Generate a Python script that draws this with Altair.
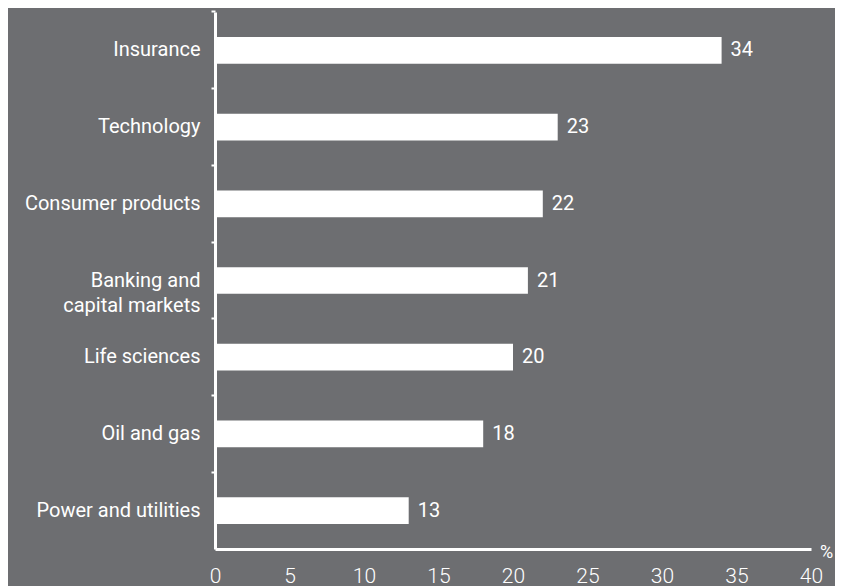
import altair as alt
import pandas as pd

categories = ["Insurance", "Technology", "Consumer products", "Banking and|capital markets",
              "Life sciences", "Oil and gas", "Power and utilities"]
values = [34, 23, 22, 21, 20, 18, 13]
x_ticks = [0, 5, 10, 15, 20, 25, 30, 35, 40]

df = pd.DataFrame({"sector": categories, "pct": values})

BG = "#6d6e71"
FONT = "Roboto"

y_enc = alt.Y(
    "sector:N",
    sort=categories,
    title=None,
    scale=alt.Scale(paddingInner=0.652, paddingOuter=0.326),
    axis=alt.Axis(
        domainColor="white", domainWidth=3,
        ticks=True, tickColor="white", tickWidth=2, tickSize=4, bandPosition=-0.937,
        labelColor="white", labelFontSize=20, labelFont=FONT, labelFontWeight="normal",
        labelPadding=11, labelLineHeight=25, labelExpr="split(datum.label, '|')",
        labelLimit=300,
    ),
)
x_enc = alt.X(
    "pct:Q",
    scale=alt.Scale(domain=[0, 40], nice=False),
    title="%",
    axis=alt.Axis(
        values=x_ticks, grid=False, ticks=False, tickSize=0,
        domainColor="white", domainWidth=3,
        labelColor="white", labelFontSize=21, labelFont=FONT, labelFontWeight=300,
        labelPadding=16, labelFlush=False,
        titleColor="white", titleFontSize=18, titleFont=FONT, titleFontWeight="normal",
        titleX=611, titleY=3, titleAlign="center", titleBaseline="middle", titleAngle=0,
    ),
)

bars = alt.Chart(df).mark_bar(color="white").encode(x=x_enc, y=y_enc)
labels = alt.Chart(df).mark_text(
    align="left", baseline="middle", dx=9, color="white", fontSize=20, font=FONT,
).encode(x="pct:Q", y=alt.Y("sector:N", sort=categories), text="pct:Q")

chart = (bars + labels).properties(
    width=596, height=537,
    background=BG,
    autosize=alt.AutoSizeParams(type="none"),
    padding={"left": 207, "top": 4, "right": 24, "bottom": 40},
).configure_view(stroke=None)

chart.save("out.html", embed_options={"renderer": "svg", "actions": False})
-------
• THE TASK: Copy out all of the material exactly as written, without its pictures.

• RESULT OF THIS TASK:
Generate a Python script that draws this with Altair.
import altair as alt
import pandas as pd

categories = ["Insurance", "Technology", "Consumer products", "Banking and|capital markets",
              "Life sciences", "Oil and gas", "Power and utilities"]
values = [34, 23, 22, 21, 20, 18, 13]
x_ticks = [0, 5, 10, 15, 20, 25, 30, 35, 40]

df = pd.DataFrame({"sector": categories, "pct": values})

BG = "#6d6e71"
FONT = "Roboto"

y_enc = alt.Y(
    "sector:N",
    sort=categories,
    title=None,
    scale=alt.Scale(paddingInner=0.652, paddingOuter=0.326),
    axis=alt.Axis(
        domainColor="white", domainWidth=3,
        ticks=True, tickColor="white", tickWidth=2, tickSize=4, bandPosition=-0.937,
        labelColor="white", labelFontSize=20, labelFont=FONT, labelFontWeight="normal",
        labelPadding=11, labelLineHeight=25, labelExpr="split(datum.label, '|')",
        labelLimit=300,
    ),
)
x_enc = alt.X(
    "pct:Q",
    scale=alt.Scale(domain=[0, 40], nice=False),
    title="%",
    axis=alt.Axis(
        values=x_ticks, grid=False, ticks=False, tickSize=0,
        domainColor="white", domainWidth=3,
        labelColor="white", labelFontSize=21, labelFont=FONT, labelFontWeight=300,
        labelPadding=16, labelFlush=False,
        titleColor="white", titleFontSize=18, titleFont=FONT, titleFontWeight="normal",
        titleX=611, titleY=3, titleAlign="center", titleBaseline="middle", titleAngle=0,
    ),
)

bars = alt.Chart(df).mark_bar(color="white").encode(x=x_enc, y=y_enc)
labels = alt.Chart(df).mark_text(
    align="left", baseline="middle", dx=9, color="white", fontSize=20, font=FONT,
).encode(x="pct:Q", y=alt.Y("sector:N", sort=categories), text="pct:Q")

chart = (bars + labels).properties(
    width=596, height=537,
    background=BG,
    autosize=alt.AutoSizeParams(type="none"),
    padding={"left": 207, "top": 4, "right": 24, "bottom": 40},
).configure_view(stroke=None)

chart.save("out.html", embed_options={"renderer": "svg", "actions": False})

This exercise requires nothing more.